Sometimes known as “loan term,” the loan's length is the number of years until the loan is paid-in-full. Most mortgages have a loan term of 30 years. Since 2010, the 20-year and 15-year fixed-rate mortgage have been increasingly common. The monthly cost of a mortgage is higher with a shorter-term loan, but less mortgage interest is paid overtime. A 15-year mortgage will pay approximately 65% less mortgage interest than a homeowner with a 30-year loan.
A down payment is the amount of equity that you put into the house at the purchase time. For example, if you buy a home for $100,000 and make a $5,000 downpayment, you will have $5,000 equity (5%) in your new home. Some mortgage programs, such as the FHA loan, require a 3.5% downpayment, while others, including the VA loan and USDA loan, require no downpayment whatsoever. Your downpayment may not be the only cash required at closing, so be sure to budget for closing costs and other items.
Homeowners insurance is an insurance policy against your home, which protects against a minor, major, and catastrophic losses. Sometimes called “hazard insurance,” all homeowners are required to carry such protection. Laws vary by state, but, as a general rule, your homeowner's insurance policy must be in an amount that covers the cost to rebuild your home as-is. Homeowners' insurance costs vary by zip code and insurer. Homeowners insurance should not be confused with private mortgage insurance, which is something else entirely. Along with property taxes, homeowners' insurance can be paid in equal installments along with your monthly mortgage payment. This arrangement is known as “escrowing” your taxes and insurance.
Property taxes are taxes assessed on a home and paid to your state, city, and/or local government(s). Property taxes can range in cost from one-half percent of your home’s value to two percent of its value or more on an annual basis. Sometimes called “real estate taxes,” property taxes are typically billed twice annually. Along with homeowners' insurance, property taxes can be paid in equal installments along with your monthly mortgage payment. This arrangement is known as “escrowing” your taxes and insurance.
Homeowners Association dues are typically paid by condominium owners and homeowners in a planned urban development (PUD) or townhome. HOA dues are paid monthly, semi-annually, or annually, paid separately to a management company or governing body for the association. HOA dues cover common services for tenants and residents. These services may include landscaping, elevator maintenance, maintenance and upkeep, and legal costs.

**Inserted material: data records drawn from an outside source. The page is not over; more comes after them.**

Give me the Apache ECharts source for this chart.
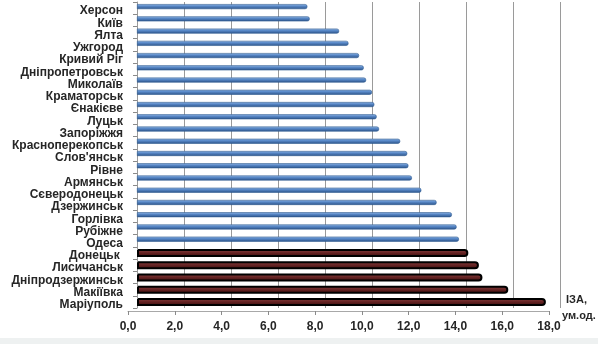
<!DOCTYPE html>
<html>
<head>
<meta charset="utf-8">
<script src="https://cdn.jsdelivr.net/npm/echarts@6/dist/echarts.min.js"></script>
<style>
  html, body { margin: 0; padding: 0; background: #fff; }
  #chart { width: 598px; height: 344px; }
</style>
</head>
<body>
<div id="chart"></div>
<script>
// Cities, top to bottom
const cities = [
  'Херсон', 'Київ', 'Ялта', 'Ужгород', 'Кривий Ріг', 'Дніпропетровськ',
  'Миколаїв', 'Краматорськ', 'Єнакієве', 'Луцьк', 'Запоріжжя',
  'Красноперекопськ', "Слов'янськ", 'Рівне', 'Армянськ', 'Сєверодонецьк',
  'Дзержинськ', 'Горлівка', 'Рубіжне', 'Одеса', 'Донецьк ', 'Лисичанськ',
  'Дніпродзержинськ', 'Макіївка', 'Маріуполь'
];
// Air pollution index (ІЗА) per city
const iza = [
  7.25, 7.35, 8.6, 9.0, 9.45, 9.65,
  9.75, 10.0, 10.1, 10.2, 10.3,
  11.2, 11.5, 11.55, 11.7, 12.1,
  12.75, 13.4, 13.6, 13.7, 14.1, 14.55,
  14.7, 15.8, 17.4
];
// Cities drawn in the dark highlight colour
const highlighted = ['Донецьк ', 'Лисичанськ', 'Дніпродзержинськ', 'Макіївка', 'Маріуполь'];
const xTicks = [0, 2, 4, 6, 8, 10, 12, 14, 16, 18];
const unitLabel = ['ІЗА,', 'ум.од.'];

const blueData = iza.map((v, i) => highlighted.includes(cities[i]) ? '-' : v);
const redData = iza.map((v, i) => highlighted.includes(cities[i]) ? v : '-');

const chart = echarts.init(document.getElementById('chart'), null, { renderer: 'canvas' });

const blueFill = new echarts.graphic.LinearGradient(0, 0, 0, 1, [
  { offset: 0, color: '#a9c4e8' },
  { offset: 0.35, color: '#5b8ccc' },
  { offset: 1, color: '#2d5388' }
]);
const redFill = new echarts.graphic.LinearGradient(0, 0, 0, 1, [
  { offset: 0, color: '#8a4545' },
  { offset: 0.45, color: '#6a2626' },
  { offset: 1, color: '#3a0d0d' }
]);

const labelFont = { fontFamily: 'Liberation Sans', fontWeight: 'bold', fontSize: 12, color: '#262626' };

chart.setOption({
  animation: false,
  backgroundColor: '#ffffff',
  grid: [
    // back wall: bars and gridlines
    { left: 137, right: 38, top: 2, height: 306, containLabel: false },
    // front edge: category names and value labels
    { left: 128, width: 421, top: 5, height: 306, containLabel: false }
  ],
  xAxis: [
    {
      gridIndex: 0, type: 'value', min: 0, max: 18, interval: 2,
      axisLabel: { show: false }, axisTick: { show: false },
      axisLine: { show: false },
      splitLine: { show: true, lineStyle: { color: '#9a9a9a', width: 1 } }
    },
    {
      gridIndex: 1, type: 'value', min: 0, max: 18, interval: 2,
      splitLine: { show: false },
      axisLine: { show: true, lineStyle: { color: '#a8a8a8' } },
      axisTick: { show: true, length: 4, lineStyle: { color: '#8a8a8a' } },
      axisLabel: Object.assign({
        margin: 10,
        customValues: xTicks,
        formatter: v => v.toFixed(1).replace('.', ',')
      }, labelFont)
    }
  ],
  yAxis: [
    {
      gridIndex: 0, type: 'category', data: cities, inverse: true,
      axisLine: { show: true, lineStyle: { color: '#9a9a9a' } },
      axisTick: { show: true, length: 4, interval: 0, lineStyle: { color: '#8a8a8a' } },
      axisLabel: { show: false }
    },
    {
      gridIndex: 1, type: 'category', data: cities, inverse: true,
      axisLine: { show: false }, axisTick: { show: false },
      axisLabel: Object.assign({ margin: 5, interval: 0 }, labelFont)
    }
  ],
  series: [
    {
      type: 'bar', xAxisIndex: 0, yAxisIndex: 0, data: blueData,
      barWidth: 5, barGap: '-100%',
      itemStyle: { color: blueFill, borderColor: '#2e5a90', borderWidth: 0.6, borderRadius: [0, 2, 2, 0] }
    },
    {
      type: 'bar', xAxisIndex: 0, yAxisIndex: 0, data: redData,
      barWidth: 8, barGap: '-100%',
      itemStyle: { color: redFill, borderColor: '#000000', borderWidth: 2, borderRadius: [0, 4, 4, 0] }
    }
  ],
  graphic: [
    {
      type: 'text', left: 566, top: 294,
      style: { text: unitLabel[0], font: 'bold 11px "Liberation Sans"', fill: '#262626' }
    },
    {
      type: 'text', left: 562, top: 310,
      style: { text: unitLabel[1], font: 'bold 11px "Liberation Sans"', fill: '#262626' }
    },
    {
      type: 'rect', shape: { x: 0, y: 338, width: 598, height: 6 },
      style: { fill: '#eef1f1' }, silent: true
    }
  ]
});
</script>
</body>
</html>
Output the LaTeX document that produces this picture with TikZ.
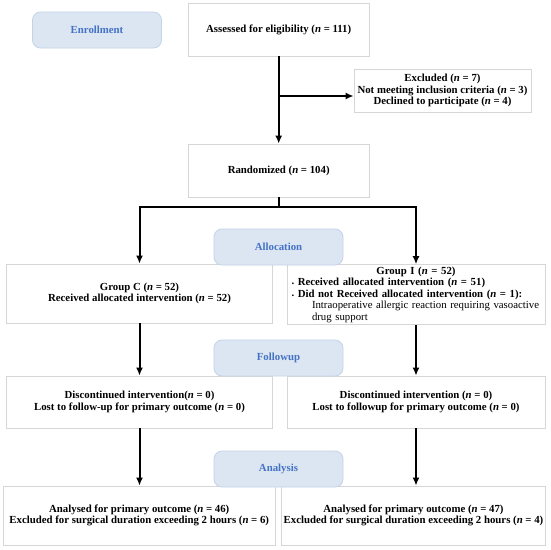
\documentclass[tikz,border=0pt]{standalone}
\usepackage{fontspec}
\setmainfont{Liberation Serif}
\usepackage{tikz}
\usetikzlibrary{arrows.meta}

\definecolor{phasefill}{HTML}{DCE6F2}
\definecolor{phaseline}{HTML}{C3D3E8}
\definecolor{phasetext}{HTML}{4472C4}
\definecolor{boxline}{HTML}{D6D6D6}

\begin{document}
\begin{tikzpicture}[x=1pt, y=-1pt,
  font=\fontsize{10.8}{11.5}\selectfont\bfseries,
  box/.style={draw=boxline, line width=0.8pt, fill=white, align=center, inner sep=2pt},
  phase/.style={draw=phaseline, line width=0.8pt, fill=phasefill, rounded corners=8pt,
    text=phasetext, minimum width=129pt, minimum height=36pt, inner sep=0pt},
  flow/.style={line width=2pt, -{Latex[length=8pt,width=7pt]}}]
  \useasboundingbox (0,0) rectangle (550,550);
  % top part
  \node[box, minimum width=181.5pt, minimum height=53pt] (assess) at (278.7,29.5)
    {Assessed for eligibility (\textit{n} = 111)};
  \node[box, minimum width=177pt, minimum height=43pt] (excl) at (442.5,90.5)
    {Excluded (\textit{n} = 7)\\Not meeting inclusion criteria (\textit{n} = 3)\\Declined to participate (\textit{n} = 4)};
  \node[box, minimum width=181pt, minimum height=53pt] (rand) at (278.7,170.5)
    {Randomized (\textit{n} = 104)};
  % two arms
  \node[box, minimum width=266pt, minimum height=59pt] (grpC) at (139.5,293.5)
    {Group C (\textit{n} = 52)\\Received allocated intervention (\textit{n} = 52)};
  \node[box, minimum height=59pt, text width=254pt, align=left] (grpI) at (416,294.5)
    {\makebox[254pt]{Group I (\textit{n} = 52)}\\
     \hspace*{2.5pt}\raisebox{1pt}{.} Received allocated intervention (\textit{n} = 51)\\
     \hspace*{2.5pt}\raisebox{1pt}{.} Did not Received allocated intervention (\textit{n} = 1):\\
     \hspace*{23pt}\mdseries Intraoperative allergic reaction requiring vasoactive\\
     \hspace*{23pt}\mdseries drug support};
  \node[box, minimum width=266.5pt, minimum height=52pt] (fupC) at (139.5,402)
    {Discontinued intervention(\textit{n} = 0)\\Lost to follow-up for primary outcome (\textit{n} = 0)};
  \node[box, minimum width=258pt, minimum height=52pt] (fupI) at (416,402)
    {Discontinued intervention (\textit{n} = 0)\\Lost to followup for primary outcome (\textit{n} = 0)};
  \node[box, minimum width=271.5pt, minimum height=59pt] (anaC) at (139.25,515.5)
    {Analysed for primary outcome (\textit{n} = 46)\\Excluded for surgical duration exceeding 2 hours (\textit{n} = 6)};
  \node[box, minimum width=263pt, minimum height=59pt] (anaI) at (413.5,515.5)
    {Analysed for primary outcome (\textit{n} = 47)\\Excluded for surgical duration exceeding 2 hours (\textit{n} = 4)};
  % connectors
  \coordinate (branch) at (278.7,96);
  \coordinate (split) at (278.7,207);
  \draw[flow] (assess) -- (rand);
  \draw[flow] (branch) -- (branch -| excl.west);
  \draw[line width=2pt] (rand.south) -- (split);
  \draw[flow] (split) -| (grpC.north);
  \draw[flow] (split) -| (grpI.north);
  \draw[flow] (grpC) -- (fupC);
  \draw[flow] (grpI.south) -- (fupI.north);
  \draw[flow] (fupC) -- (anaC.north -| fupC.south);
  \draw[flow] (fupI) -- (anaI.north -| fupI.south);
  % phase labels
  \node[phase] (enroll) at (97,30) {Enrollment};
  \node[phase] (alloc) at (278.5,247) {Allocation};
  \node[phase] (follow) at (278.5,358) {Followup};
  \node[phase] (analysis) at (278.5,469) {Analysis};
\end{tikzpicture}
\end{document}
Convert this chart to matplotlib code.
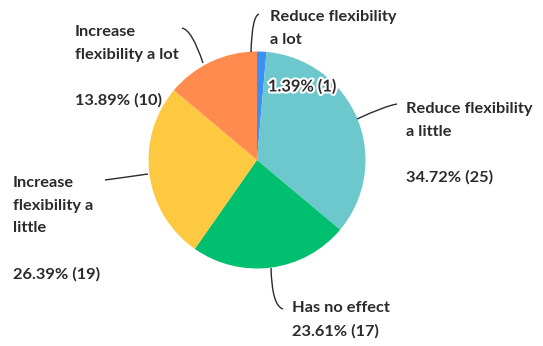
import matplotlib.pyplot as plt
import matplotlib.patheffects as pe
from matplotlib.path import Path
from matplotlib.patches import PathPatch

labels = ['Reduce flexibility\na lot', 'Reduce flexibility\na little', 'Has no effect',
          'Increase\nflexibility a\nlittle', 'Increase\nflexibility a lot']
percents = [1.39, 34.72, 23.61, 26.39, 13.89]
counts = [1, 25, 17, 19, 10]
colors = ['#3d8ef5', '#6cc8cc', '#00bf6f', '#fdc941', '#ff8b4f']


def main():
    plt.rcParams['font.family'] = ['Lato', 'DejaVu Sans']
    fig = plt.figure(figsize=(5.43, 3.46), dpi=100)
    ax = fig.add_axes([0, 0, 1, 1])

    H = 346
    ax.pie(percents, colors=colors, startangle=90, counterclock=False,
           center=(257, H - 160), radius=108.5, frame=True)
    ax.set_xlim(0, 543)
    ax.set_ylim(0, 346)
    ax.axis('off')

    pct = ['%.2f%% (%d)' % (p, c) for p, c in zip(percents, counts)]
    font = dict(fontsize=11.8, fontweight='bold', color='#2b2b2b', va='top', ha='left',
                linespacing=1.78)

    # label text blocks (x, top y in pixels)
    ax.text(270, H - 10, labels[0], **font)
    t = ax.text(268, H - 80, pct[0], **font)
    t.set_path_effects([pe.withStroke(linewidth=3, foreground='white')])
    ax.text(406, H - 102, labels[1] + '\n\n' + pct[1], **font)
    ax.text(292, H - 301, labels[2] + '\n' + pct[2], **font)
    ax.text(13, H - 176, labels[3] + '\n\n' + pct[3], **font)
    ax.text(75, H - 25, labels[4] + '\n\n' + pct[4], **font)

    # connector lines
    connectors = [
        [(251, 52), (252, 16), (259, 14)],
        [(357, 119), (385, 106), (397, 104)],
        [(271, 268), (272, 306), (283, 309)],
        [(148, 174), (120, 178), (105, 180)],
        [(203, 63), (192, 30), (182, 28)],
    ]
    for pts in connectors:
        verts = [(x, H - y) for x, y in pts]
        path = Path(verts, [Path.MOVETO, Path.CURVE3, Path.CURVE3])
        ax.add_patch(PathPatch(path, fill=False, edgecolor='#2b2b2b', linewidth=1.0))

    fig.savefig('out.png', dpi=100)


if __name__ == "__main__":
    main()
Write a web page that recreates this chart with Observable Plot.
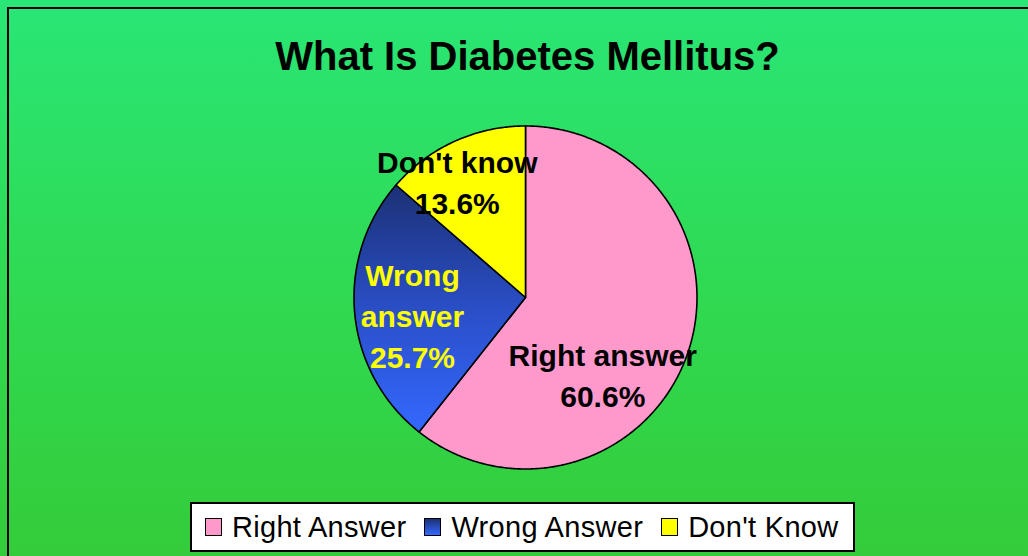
<!DOCTYPE html>
<html>
<head>
<meta charset="utf-8">
<script src="https://cdn.jsdelivr.net/npm/d3@7"></script>
<script src="https://cdn.jsdelivr.net/npm/@observablehq/plot@0.6"></script>
<style>
  html, body { margin: 0; padding: 0; overflow: hidden; }
  body {
    width: 1028px; height: 556px; position: relative;
    background: linear-gradient(to bottom, #29e676 0%, #30d950 55%, #34cc3a 100%);
    font-family: "Liberation Sans", Arial, Helvetica, sans-serif;
  }
  #frame {
    position: absolute; left: 7px; top: 7px; width: 1200px; height: 700px;
    border: 2px solid #000; box-sizing: border-box;
  }
  #title {
    position: absolute; left: 0; top: 36px; width: 1055px; text-align: center;
    font-size: 40px; line-height: 40px; font-weight: bold; color: #000;
  }
  #chart { position: absolute; left: 0; top: 100px; }
  #legend {
    position: absolute; left: 190px; top: 502px; width: 665px; height: 50px;
    box-sizing: border-box; background: #fff; border: 2px solid #000;
    display: flex; flex-wrap: nowrap; align-items: center; justify-content: flex-start;
    padding-left: 13px; white-space: nowrap;
    font-size: 29px; letter-spacing: 0.3px; color: #000;
  }
  .item { display: flex; align-items: center; margin-right: 18px; flex: 0 0 auto; white-space: nowrap; }
  .sw {
    width: 17px; height: 18px; box-sizing: border-box; border: 1.5px solid #000;
    margin-right: 10px; flex: 0 0 auto;
  }
</style>
</head>
<body>
<div id="frame"></div>
<div id="title">What Is Diabetes Mellitus?</div>
<div id="chart"></div>
<div id="legend"></div>
<script>
// Survey answers
const categories = ["Right Answer", "Wrong Answer", "Don't Know"];
const sliceNames = ["Right answer", "Wrong\nanswer", "Don't know"];
const percents = [60.6, 25.7, 13.6];

// Slice styling
const fills = ["#ff99cc", "url(#blueGrad)", "#ffff00"];
const labelColors = ["#000000", "#ffff00", "#000000"];
const labelNudge = [[-28, 39], [-2, 6], [-22, -16]];

const data = categories.map((c, i) => ({category: c, name: sliceNames[i], value: percents[i]}));
const arcs = d3.pie().sort(null).value(d => d.value)(data);

// Outline of each wedge in unit-circle coordinates: centre, then the arc
function wedge(a) {
  const pts = [{x: 0, y: 0}];
  const n = Math.max(8, Math.ceil((a.endAngle - a.startAngle) / (Math.PI / 360)));
  for (let k = 0; k <= n; ++k) {
    const t = a.startAngle + (a.endAngle - a.startAngle) * k / n;
    pts.push({x: Math.sin(t), y: Math.cos(t)});
  }
  return pts;
}

const cx = 525, cy = 197, r = 171.5;
const marks = [];
arcs.forEach((a, i) => {
  marks.push(Plot.line(wedge(a), {
    x: "x", y: "y", curve: "linear-closed",
    fill: fills[i], stroke: "#000", strokeWidth: 1.6, strokeLinejoin: "round"
  }));
});
arcs.forEach((a, i) => {
  const mid = (a.startAngle + a.endAngle) / 2;
  marks.push(Plot.text([a], {
    x: () => 0.65 * Math.sin(mid),
    y: () => 0.65 * Math.cos(mid),
    text: d => `${d.data.name}\n${d.data.value.toFixed(1)}%`,
    dx: labelNudge[i][0], dy: labelNudge[i][1],
    fill: labelColors[i], fontSize: 30, fontWeight: "bold",
    lineHeight: 1.36, lineAnchor: "middle", textAnchor: "middle",
    fontFamily: "Liberation Sans, Arial, sans-serif"
  }));
});

const chart = Plot.plot({
  width: 1028,
  height: 400,
  margin: 0,
  style: {background: "transparent", overflow: "visible"},
  x: {domain: [-1, 1], range: [cx - r, cx + r], axis: null},
  y: {domain: [-1, 1], range: [cy + r, cy - r], axis: null},
  marks
});

// Vertical shading of the blue wedge
const defs = d3.select(chart).insert("defs", ":first-child");
const g = defs.append("linearGradient").attr("id", "blueGrad")
  .attr("x1", 0).attr("y1", 0).attr("x2", 0).attr("y2", 1);
g.append("stop").attr("offset", "0%").attr("stop-color", "#1c3175");
g.append("stop").attr("offset", "50%").attr("stop-color", "#2a4ec6");
g.append("stop").attr("offset", "100%").attr("stop-color", "#3468ff");
document.getElementById("chart").append(chart);

// Legend
const legend = d3.select("#legend");
categories.forEach((c, i) => {
  const item = legend.append("div").attr("class", "item");
  item.append("div").attr("class", "sw").style("background",
    i === 1 ? "linear-gradient(to bottom, #1c3175, #3468ff)" : fills[i]);
  item.append("span").text(c);
});
</script>
</body>
</html>
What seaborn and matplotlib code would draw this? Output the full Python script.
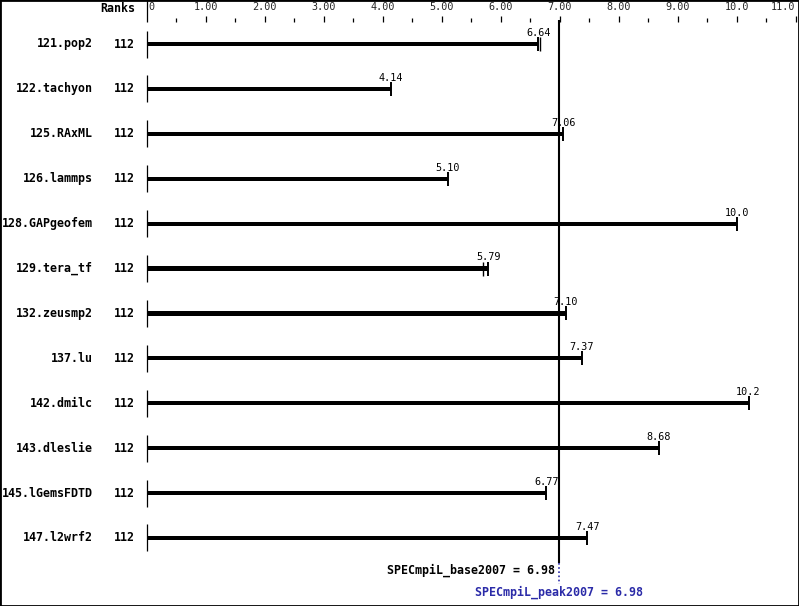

Homeowners association dues vary by building and neighborhood.
Mortgage insurance is a monthly payment that is paid by the homeowner for the benefit of the lender. Mortgage insurance “pays out” when a loan goes into default. Payments are made to the lender. Mortgage insurance is required for conventional loans via Fannie Mae and Freddie Mac for which the downpayment is twenty percent or less. This type of mortgage insurance is known as Private Mortgage Insurance (PMI). Other loan types require mortgage insurance, too, including USDA loans and FHA loans. With FHA loans and USDA loans, mortgage insurance is called Mortgage Insurance Premiums (MIP). Mortgage insurance is sometimes paid upfront (UFMIP) or as a single-premium; and is sometimes lender-paid (LPMI).